Saving is easy as you make financial conservative decisions that allow you to  positively save hard, the more save the  easier it will be to purchase the property you want. Steer away from families/ friends providing you with  loans and this can lead into possible disputes in the long run - where you may need family /friend support later on.

Interest

Interest can be interesting to work out on what home loan is the best to use to suit the type of property amount you will purchase.  Keeping in mind that interest rates fluctuate month to month based on Australia's Reserve Bank Board setting the cash rates, which will determine your current rate of interest charged, unless you have locked in interest is part of or full interest rate.

There is standard variable interest rates which will start off at a reasonable interest rate for a locked in period of years, and then it will jump up to the standard variable interest rate, which will offer redraw, top up and allowing extra/lump-sum payments to be made.
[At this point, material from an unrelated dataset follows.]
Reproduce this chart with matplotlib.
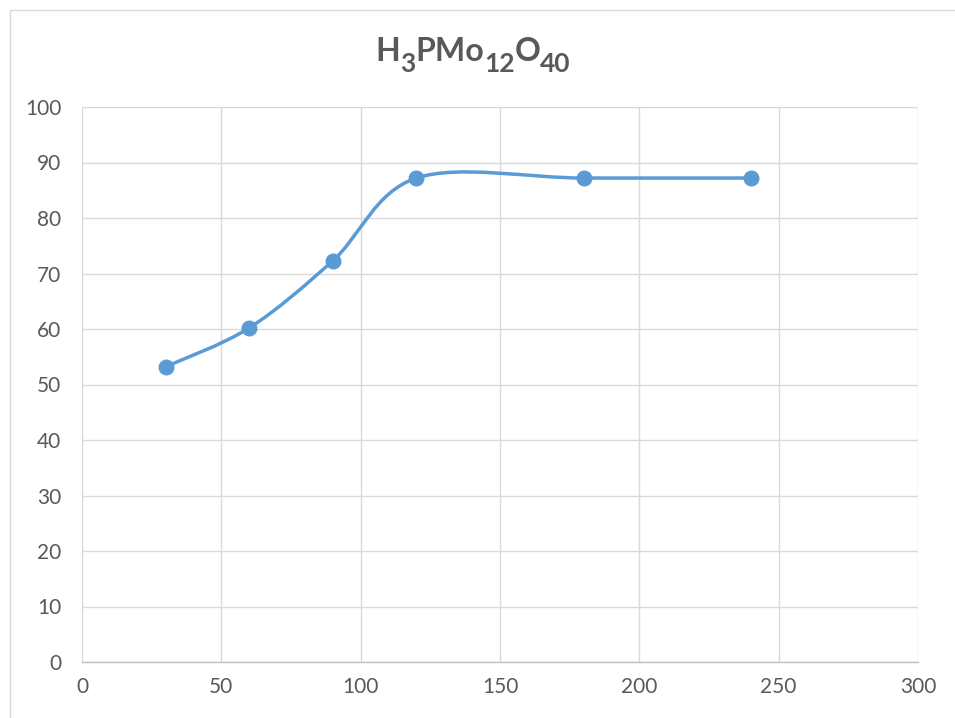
import numpy as np
import matplotlib
matplotlib.use('Agg')
import matplotlib.pyplot as plt
from matplotlib.path import Path
from matplotlib.patches import PathPatch, Rectangle

plt.rcParams['font.family'] = ['Lato', 'DejaVu Sans']

time = [30, 60, 90, 120, 180, 240]
conversion = [53.2, 60.2, 72.3, 87.2, 87.2, 87.2]
x_ticks = [0, 50, 100, 150, 200, 250, 300]
y_ticks = [0, 10, 20, 30, 40, 50, 60, 70, 80, 90, 100]
title_parts = [('H', False), ('3', True), ('PMo', False), ('12', True), ('O', False), ('40', True)]

blue = '#5b9bd5'
grey_txt = '#595959'


def smooth_path(xs, ys):
    # Excel-style smoothing: Catmull-Rom turned into cubic Bezier segments
    pts = np.column_stack([xs, ys]).astype(float)
    n = len(pts)
    verts = [pts[0]]
    codes = [Path.MOVETO]
    for i in range(n - 1):
        p0 = pts[i - 1] if i > 0 else pts[i]
        p1 = pts[i]
        p2 = pts[i + 1]
        p3 = pts[i + 2] if i + 2 < n else pts[i + 1]
        c1 = p1 + (p2 - p0) / 6.0
        c2 = p2 - (p3 - p1) / 6.0
        verts += [c1, c2, p2]
        codes += [Path.CURVE4] * 3
    return Path(verts, codes)


fig = plt.figure(figsize=(9.55, 7.18), dpi=100)
fig.patch.set_facecolor('white')
fig.patches.append(Rectangle((10 / 955, -0.01), 1.0, 1 - 10 / 718 + 0.01,
                             transform=fig.transFigure, fill=False,
                             edgecolor='#d9d9d9', linewidth=1.0))

ax = fig.add_axes([82 / 955, 1 - 662 / 718, (918 - 82) / 955, (662 - 107) / 718])
ax.set_xlim(0, 300)
ax.set_ylim(0, 100)
ax.set_xticks(x_ticks)
ax.set_yticks(y_ticks)
ax.grid(True, color='#d9d9d9', linewidth=1.0)
ax.set_axisbelow(True)
for s in ['top', 'right', 'left']:
    ax.spines[s].set_visible(False)
ax.spines['bottom'].set_color('#bfbfbf')
ax.spines['bottom'].set_linewidth(1.0)
ax.tick_params(length=0, labelsize=15, labelcolor=grey_txt)
ax.tick_params(axis='x', pad=11)
ax.tick_params(axis='y', pad=15)

ax.add_patch(PathPatch(smooth_path(time, conversion), fill=False,
                       edgecolor=blue, linewidth=2.5, capstyle='round', zorder=3))
ax.plot(time, conversion, linestyle='none', marker='o', markersize=10.5,
        color=blue, zorder=4)

# title with subscripts, laid out piece by piece
renderer = fig.canvas.get_renderer()
base_y = 61  # baseline in pixels from top
pieces = []
total_w = 0
for txt, sub in title_parts:
    t = fig.text(0, 0, txt, fontsize=19 if sub else 23, fontweight='bold',
                 color=grey_txt, va='baseline', ha='left')
    w = t.get_window_extent(renderer).width
    pieces.append((t, sub, w))
    total_w += w
x = 473 - total_w / 2
for t, sub, w in pieces:
    y = base_y + (11 if sub else 0)
    t.set_position((x / 955, 1 - y / 718))
    x += w

fig.savefig('out.png', dpi=100)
An option maybe to offer to change to a fixed interest rate Home Loan.

Basic variable rate is a variable rate of interest but with limited transaction there may be little or no provisions that the standard variable interest rates provide.

Fixed Interest rates are what they are fixed rates for the term of the loan. This is good when interest rates are high and your your is fixed at a lower rate but can be disastrous if current interest rates are low and you are repaying back at a higher rate of interest.

Combinations of standard variable interest rates and fixed  interest rates can be  provide on your home loan account, this can be used if you want to use both methods of repaying interest to suit  your current and future lifestyle.

Interest Only Home Loans are generally used for purchasing properties with high values. At the end of the Home Loan the remaining principal is paid, some interest only Home loan can also include reducing the a bit of the principal as well.

Does this all sound interesting to you now?

Moving costs/Renovating before you move in:


Before you purchase the property, there maybe decisions to be made based on  how the property appears and if there any improvements/renovations required to be done before you move in.

 A lot of people under budget on these renovations, so it is important to add  at least around 20 percent extra just in case further funds will be required. The unused funds, if any, (on completion of the renovation) can then be applied to reduce the mortgage. Which is a great benefit to yourself.
It depends on what is required. Some houses area ready made houses and that makes it easy, leaving a quick 'spring  clean' before you move in.

Some houses may need  painting done to change dislike wall colors, a change in room designing - can be costly especially if not really required. Additional costs prior to moving should be limited, if the house is in need to be repaired and renovated and it is substantiated, then go ahead and proceed with it.

So by the time you decide to buy you will know when the right time to purchase a property.

*Yourself - includes your partner. ** the percentage depends of  how conservative are with your expenses, even working on a higher percent and the funds are available to cover the extra percentage that places you in a very strong stance to cover future interest rate rises.